Pour la Révolution française, son universalisme la distingue donc violemment et immédiatement des autres nations européennes. Son universalisme devient son identité collective particulière. Comment une telle identité peut-elle se maintenir hors du cadre mythico-dramatique de sa naissance dans l’espace défini par la raison et l’a priori métaphysique de l’identique nature humaine ? La France a forgé empiriquement une conception sociale de cette identité ; issue de la modernité celle-ci aura pour fondements la citoyenneté, la culture française se concevant comme universelle, la langue, l’attachement patriotique exclusif à la nation, tous éléments ressortant de la sphère publique, à distinguer des éléments identitaires que la Révolution a relégué dans la sphère privée, particulièrement la religion. Pour l’universaliste un homme est un homme ; il mérite d’être traité comme n’importe quel autre homme, mais l’universaliste a plus de peine à considérer une minorité nationale comme sujet de droit L’universaliste accueille l’étranger mais tolère mal sa particularité. Peut-on dire dès lors que les Juifs qui parlent français, participent de la culture française et qui prouvent leur attachement patriotique en servant fidèlement dans les armées sont acceptés comme Français par les Français ?
Oui et non !
Non, si le Juif persiste à demeurer juif en maintenant vivace en lui ce qui ressort de la sphère du privé (religion, mariage, etc.). Ce Juif-là pose problème, non pas évidemment aux antisémites de tout poil puisqu’ils le veulent ainsi, mais il pose problème à l’inconscient des Français qui se réclament des principes de la République et de la Raison. Il pose problème parce que son refus de disparaître maintient l’idée de la différence au sein de la patrie de l’universel.

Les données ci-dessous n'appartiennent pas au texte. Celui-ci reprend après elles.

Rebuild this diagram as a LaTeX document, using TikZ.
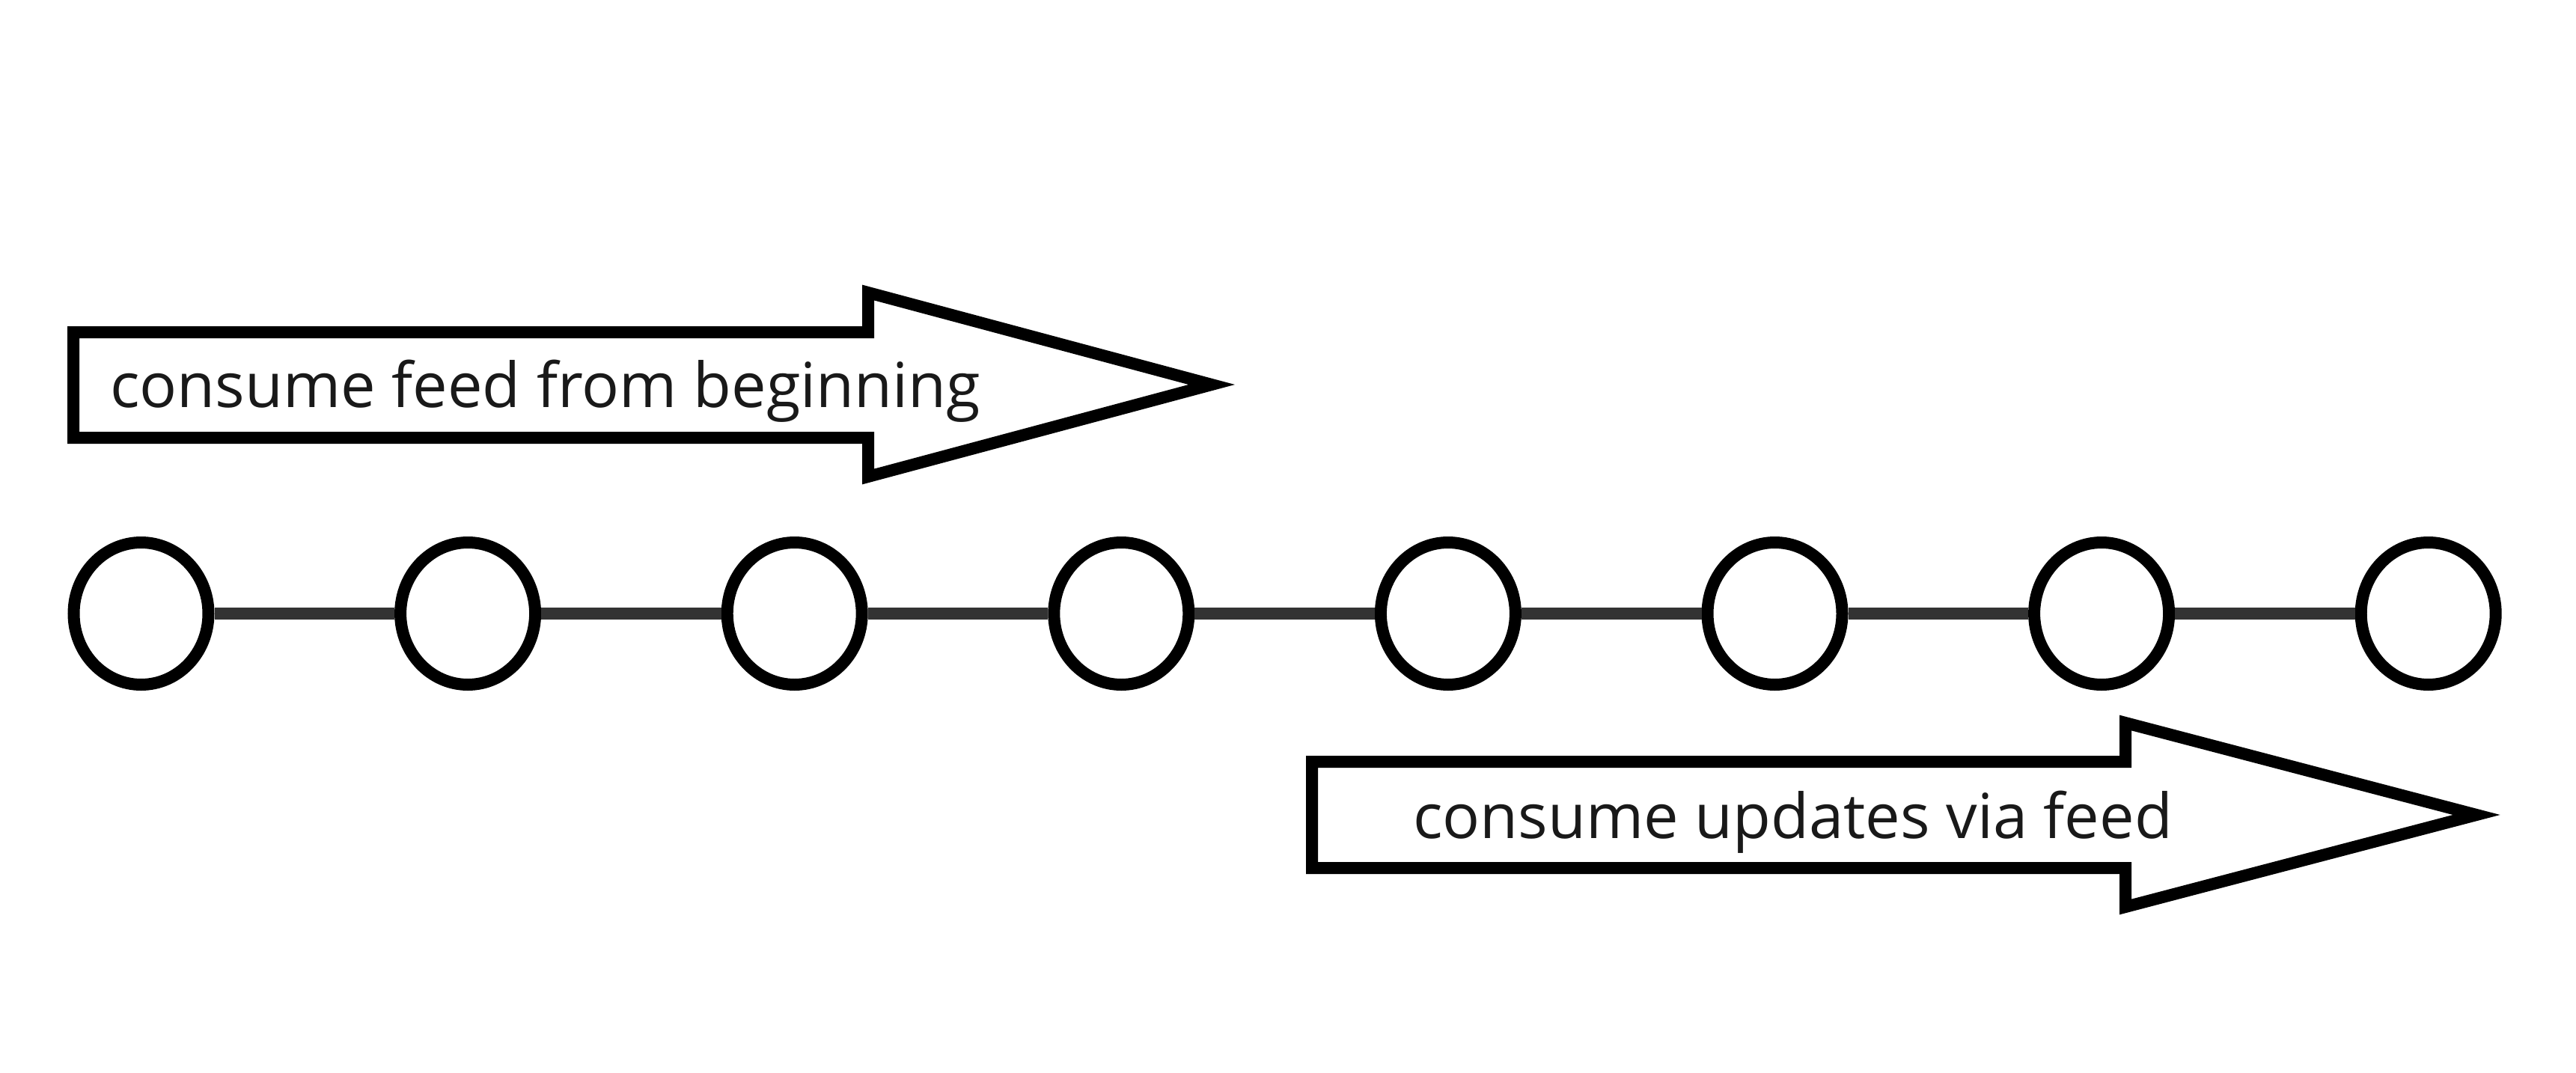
\documentclass[tikz,border=0pt]{standalone}
\usepackage{fontspec}
\setmainfont{Open Sans}
\usetikzlibrary{shapes.geometric}
\definecolor{linkgray}{HTML}{333333}
\tikzset{
  evt/.style={ellipse, draw=black, fill=white, line width=16pt, minimum width=180pt, minimum height=190pt, inner sep=0pt},
  link/.style={draw=linkgray, line width=16pt},
  bigarrow/.style={draw=black, fill=white, line width=16pt, line join=miter},
  lbl/.style={anchor=base west, inner sep=0pt, font=\fontsize{83}{100}\selectfont, text=black!90}
}
\begin{document}
\begin{tikzpicture}[x=1pt,y=-1pt]
\useasboundingbox (0,0) rectangle (3442,1434);
\fill[white] (0,0) rectangle (3442,1434);
% arrows
\draw[bigarrow] (98,444) -- (1160,444) -- (1160,391) -- (1619,514) -- (1160,637) -- (1160,585) -- (98,585) -- cycle;
\node[lbl] (t1) at (147,544) {consume feed from beginning};
\draw[bigarrow] (1753,1018) -- (2840,1018) -- (2840,966) -- (3309,1089) -- (2840,1212) -- (2840,1160) -- (1753,1160) -- cycle;
\node[lbl] (t2) at (1888,1120) {consume updates via feed};
% timeline
\foreach \i in {0,...,7} {
  \node[evt] (e\i) at ({188.5+\i*436.6},820) {};
}
\foreach \i [evaluate=\i as \j using int(\i+1)] in {0,...,6} {
  \draw[link] (e\i) -- (e\j);
}
\end{tikzpicture}
\end{document}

Oui, s’il abandonne toute manifestation extérieure et privée qui le distinguerait en tant que Juif, autrement dit, il est accepté comme Français s’il renonce dans les petits gestes comme dans les grands à son identité de Juif, et comme ultime preuve et ultime destin, qu’il s’assimile en sortant de l’endogamie juive. Les chiffres sont là pour le prouver, l’assimilation des Juifs est en mode accélérée en France, la pratique religieuse décroît et se calque sur celle des Français et les taux de mariages mixtes sont parmi les plus élevés en Occident. Les Français reconnaissent donc la nature universelle du Juif comme individu, ils l’acceptent pour autant qu’il disparaisse en tant qu’identité autre dans ses manifestations.

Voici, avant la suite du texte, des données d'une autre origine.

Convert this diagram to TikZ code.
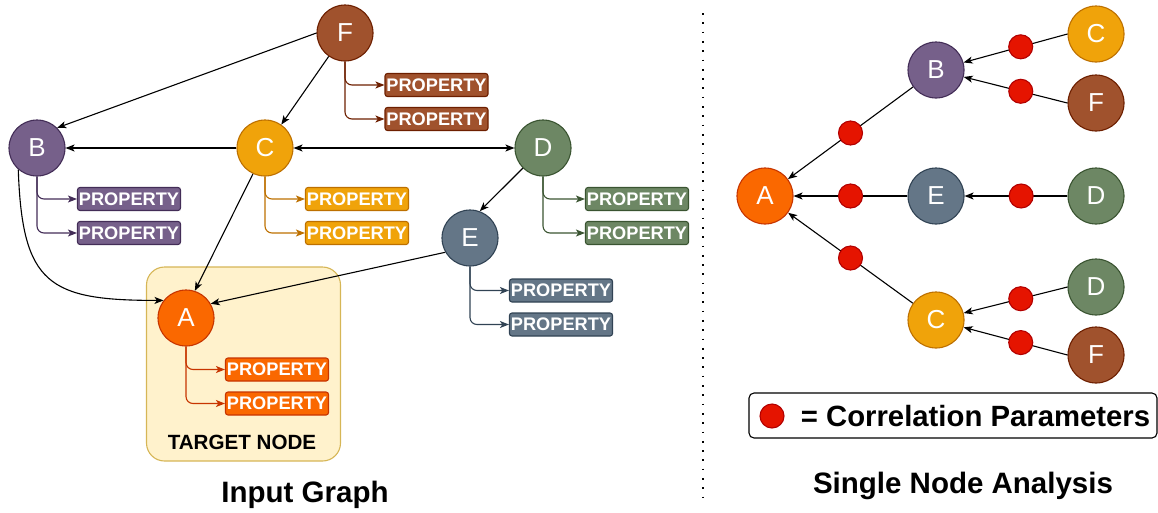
\documentclass[tikz,border=0pt]{standalone}
\usepackage{fontspec}
\setmainfont{Liberation Sans}
\usepackage{tikz}
\usepackage{xcolor}
\usetikzlibrary{arrows.meta, positioning}
\definecolor{fillA}{HTML}{FA6800}\definecolor{lineA}{HTML}{C73500}
\definecolor{fillB}{HTML}{76608A}\definecolor{lineB}{HTML}{432D57}
\definecolor{fillC}{HTML}{F0A30A}\definecolor{lineC}{HTML}{BD7000}
\definecolor{fillD}{HTML}{6D8764}\definecolor{lineD}{HTML}{3A5431}
\definecolor{fillE}{HTML}{647687}\definecolor{lineE}{HTML}{314354}
\definecolor{fillF}{HTML}{A0522D}\definecolor{lineF}{HTML}{6D1F00}
\definecolor{corrFill}{HTML}{E51400}\definecolor{corrLine}{HTML}{B20000}
\definecolor{targetFill}{HTML}{FFF2CC}\definecolor{targetLine}{HTML}{D6B656}

\begin{document}
\begin{tikzpicture}[x=1pt, y=-1pt, on grid, line width=1.1pt,
    >={Stealth[length=9pt, width=7pt, inset=2.3pt]},
    vertex/.style 2 args={circle, draw=#2, fill=#1, minimum size=56pt, inner sep=0pt, text=white, font=\fontsize{26}{26}\selectfont},
    prop/.style 2 args={rectangle, rounded corners=2.5pt, draw=#2, fill=#1, minimum width=103pt, minimum height=23pt, inner sep=0pt, text=white, font=\bfseries\fontsize{18.2}{18.2}\selectfont},
    link/.style={->, draw=#1, rounded corners=7pt},
    corr/.style={circle, draw=corrLine, fill=corrFill, minimum size=24pt, inner sep=0pt},
    title/.style={anchor=base, font=\bfseries\fontsize{29.5}{29.5}\selectfont}]

        \useasboundingbox (0,0) rectangle (1158,512);

        % target area behind A
        \node[rectangle, rounded corners=18pt, draw=targetLine, fill=targetFill, minimum width=194pt, minimum height=194pt] (target) at (243.5,364) {};
        \node[font=\bfseries\fontsize{20.6}{20.6}\selectfont] (targetlabel) at (242,442.5) {TARGET NODE};

        % input graph
        \node[vertex={fillF}{lineF}] (f) at (345,33) {F};
        \node[vertex={fillB}{lineB}] (b) at (37,148) {B};
        \node[vertex={fillC}{lineC}] (c) at (265,148) {C};
        \node[vertex={fillD}{lineD}] (d) at (543,148) {D};
        \node[vertex={fillE}{lineE}] (e) at (470,238) {E};
        \node[vertex={fillA}{lineA}] (a) at (186,318) {A};

        \node[prop={fillF}{lineF}, below right=52pt and 91.5pt of f] (f1) {PROPERTY};
        \node[prop={fillF}{lineF}, below=34pt of f1] (f2) {PROPERTY};
        \node[prop={fillB}{lineB}, below right=51pt and 92pt of b] (b1) {PROPERTY};
        \node[prop={fillB}{lineB}, below=34pt of b1] (b2) {PROPERTY};
        \node[prop={fillC}{lineC}, below right=51pt and 92pt of c] (c1) {PROPERTY};
        \node[prop={fillC}{lineC}, below=34pt of c1] (c2) {PROPERTY};
        \node[prop={fillD}{lineD}, below right=51pt and 94pt of d] (d1) {PROPERTY};
        \node[prop={fillD}{lineD}, below=34pt of d1] (d2) {PROPERTY};
        \node[prop={fillE}{lineE}, below right=52.5pt and 91pt of e] (e1) {PROPERTY};
        \node[prop={fillE}{lineE}, below=34pt of e1] (e2) {PROPERTY};
        \node[prop={fillA}{lineA}, below right=51.5pt and 91pt of a] (a1) {PROPERTY};
        \node[prop={fillA}{lineA}, below=34pt of a1] (a2) {PROPERTY};

        \draw[link=lineF] (f.south) |- (f1.west);
        \draw[link=lineF] (f.south) |- (f2.west);
        \draw[link=lineB] (b.south) |- (b1.west);
        \draw[link=lineB] (b.south) |- (b2.west);
        \draw[link=lineC] (c.south) |- (c1.west);
        \draw[link=lineC] (c.south) |- (c2.west);
        \draw[link=lineD] (d.south) |- (d1.west);
        \draw[link=lineD] (d.south) |- (d2.west);
        \draw[link=lineE] (e.south) |- (e1.west);
        \draw[link=lineE] (e.south) |- (e2.west);
        \draw[link=lineA] (a.south) |- (a1.west);
        \draw[link=lineA] (a.south) |- (a2.west);

        \path[->]
        (f.west) edge[] (b.north east)
        (f) edge[] (c)
        (c) edge[] (b)
        (c) edge[<->, line width=1.4pt] (d)
        (d) edge[] (e.70)
        (e.210) edge[] (a.30)
        (c.245) edge[] (a.72);
        \draw[->] (b.229) .. controls +(4,115) and +(-115,0) .. (a.142);

        \node[title] (lefttitle) at (305,502) {Input Graph};

        % divider
        \coordinate (divtop) at (703,13);
        \coordinate (divbottom) at (703,505);
        \draw[line width=1.7pt, dash pattern=on 1.7pt off 7.6pt] (divtop) -- (divbottom);

        % single node analysis
        \node[vertex={fillA}{lineA}] (sA) at (765,196) {A};
        \node[vertex={fillB}{lineB}] (sB) at (936,70) {B};
        \node[vertex={fillE}{lineE}] (sE) at (936,196) {E};
        \node[vertex={fillC}{lineC}] (sC) at (936,320) {C};
        \node[vertex={fillC}{lineC}] (sBC) at (1096,34) {C};
        \node[vertex={fillF}{lineF}] (sBF) at (1096,103) {F};
        \node[vertex={fillD}{lineD}] (sED) at (1096,196) {D};
        \node[vertex={fillD}{lineD}] (sCD) at (1096,287) {D};
        \node[vertex={fillF}{lineF}] (sCF) at (1096,355) {F};

        \path[->]
        (sB) edge node[corr, pos=.5] (pBA) {} (sA)
        (sE.west) edge node[corr, pos=.5] (pEA) {} (sA)
        (sC) edge node[corr, pos=.5] (pCA) {} (sA)
        (sBC.west) edge node[corr, pos=.45] (pBC) {} (sB)
        (sBF.west) edge node[corr, pos=.45] (pBF) {} (sB)
        (sED.west) edge node[corr, pos=.45] (pED) {} (sE)
        (sCD.west) edge node[corr, pos=.45] (pCD) {} (sC)
        (sCF.west) edge node[corr, pos=.45] (pCF) {} (sC);

        \node[rectangle, rounded corners=5pt, draw, minimum width=408pt, minimum height=45pt] (legend) at (953,415.5) {};
        \node[corr] (key) at (772,416) {};
        \node[anchor=west, font=\bfseries\fontsize{29.3}{29.3}\selectfont] (keytext) at (797,416) {= Correlation Parameters};

        \node[title] (righttitle) at (963,493) {Single Node Analysis};

    \end{tikzpicture}
\end{document}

Le processus de disparition ne se fait pas d’un coup. L’hybridité hante la culture des dominés, car le passage d’une identité "autre" à une identité "française" ne se fait pas d’un coup ni pour celui qui la vit, ni pour le regard de l’autre. Le métissage identitaire est un détour obligé et il altère aussi bien la culture de départ que celle de l’arrivée, par le chevauchement de valeurs, qui elles ne disparaissent jamais tout à fait de l’inconscient. L’hybridité est douloureuse car rien ne va plus de soi, et l’identité du métis culturel ne relève pas pour celui-ci d’un donné a priori. Il doute de qui il est dès lors que l’autre jette un regard soupçonneux sur son identité. Ces attitudes furent particulièrement marquées au lendemain de la déclaration du général de Gaulle, suite à la guerre des 6 jours .

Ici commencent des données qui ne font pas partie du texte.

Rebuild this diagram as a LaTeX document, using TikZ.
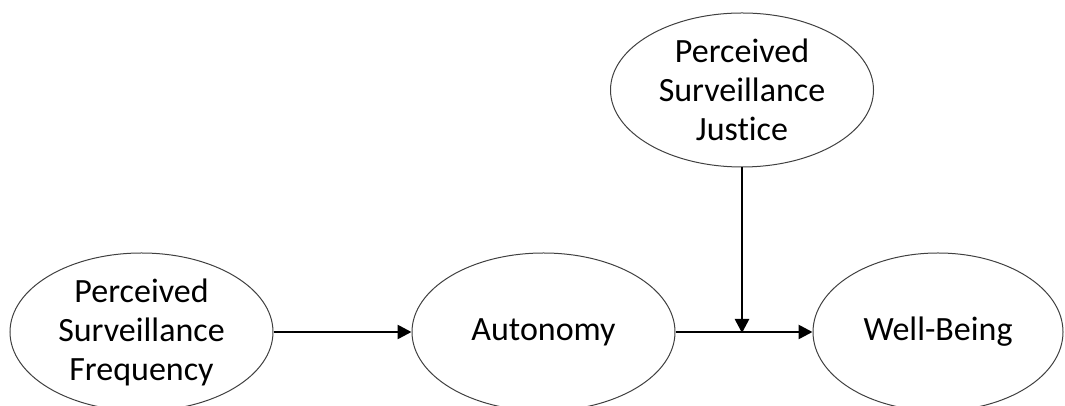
\documentclass[tikz,border=0pt]{standalone}
\usepackage{fontspec}
\setmainfont{Carlito}[Ligatures=NoCommon]
\usepackage{tikz}
\usetikzlibrary{shapes.geometric}
\usetikzlibrary{arrows.meta}

\begin{document}
\begin{tikzpicture}[
    x=1pt, y=1pt,
    ovalnode/.style={ellipse, draw=black!75, line width=1pt, inner sep=0pt,
        minimum width=263pt, minimum height=158pt, align=center,
        font=\fontsize{34}{39}\selectfont},
    linkarrow/.style={line width=2.6pt, -{Triangle[length=14pt, width=14pt]}}
]
    \clip (0,0) rectangle (1065,406);
    \useasboundingbox (0,0) rectangle (1065,406);
    % Variables
    \node at (141.5, 74) [ovalnode](frequency){Perceived\\Surveillance\\Frequency};
    \node at (543.5, 74) [ovalnode](autonomy){Autonomy};
    \node at (938, 74) [ovalnode, minimum width=250pt](wellbeing){Well-Being};
    \node at (742, 316) [ovalnode, minimum height=154pt](justice){Perceived\\Surveillance\\Justice};
    % Paths
    \draw [linkarrow] (frequency.east) -- (autonomy.west) ;
    \draw [linkarrow] (autonomy.east) -- (wellbeing.west) ;
    % -- Moderation onto the path
    \coordinate (joint) at (justice.south |- autonomy.east);
    \draw [linkarrow] (justice.south) -- ([yshift=-1pt]joint) ;
\end{tikzpicture}
\end{document}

L’Universel est donc condamné dans la patrie des droits de l’Homme à un statut "ethnocentriste" tout en entretenant chez les Français le mythe du dépassement du particularisme et du différentialisme. Cette idéologie ne trouve sa place "naturelle" dans la société française que si cette société est capable de diffuser son idéologie nationale au reste du monde comme "Patrie des droits de l’Homme". Il n’est pas surprenant que la doctrine du droit d’ingérence humanitaire ait été proposée en France par un ministre de la République, Bernard Kouchner, en écho à son célèbre prédécesseur Michelet : "La France, patrie de l’universel a pour vocation de délivrer le monde".
L’identité française, telle que rêvée par la Révolution, ne se vit que dans une phase d’expansion, ce qui explique pourquoi la compétition avec la seule autre grande société "universaliste" du monde, celle des Etats-Unis d’Amérique est vécue en France sur le mode de la jalousie et du persiflage.
La question de savoir si une identité collective, qu’elle soit nationale comme la France ou les Etats-Unis, transnationale comme l’ex-URSS, ou religieuse comme l’Eglise catholique, puisse conceptuellement incarner l’universel, reste posée au plan théorique. Des penseurs comme Hegel, Marx, ou Hayek affirment sa possibilité sous des formes évidemment fort diverses.
Une réflexion sommaire sur la nature même du "sujet", sur son fondement psychologique, le "moi", sur la réduction de l’imaginaire social qu’engendrerait une société exclusivement fondée par la raison, sur l’impossibilité de bâtir un espace public et des règles communes dont les fondements ne proviendraient pas d’une formation sociale historiquement constituée sur son identité/altérité, sur le problème de l’origine des valeurs fondatrices des civilisations, nous amène à douter de la possibilité pratique et même théorique de penser la fin de l’altérité, condition de l’avènement concret de l’universel.
Toutefois, à titre d’utopie, l’aspiration à l’universel demeure l’un des traits les plus admirables de la France.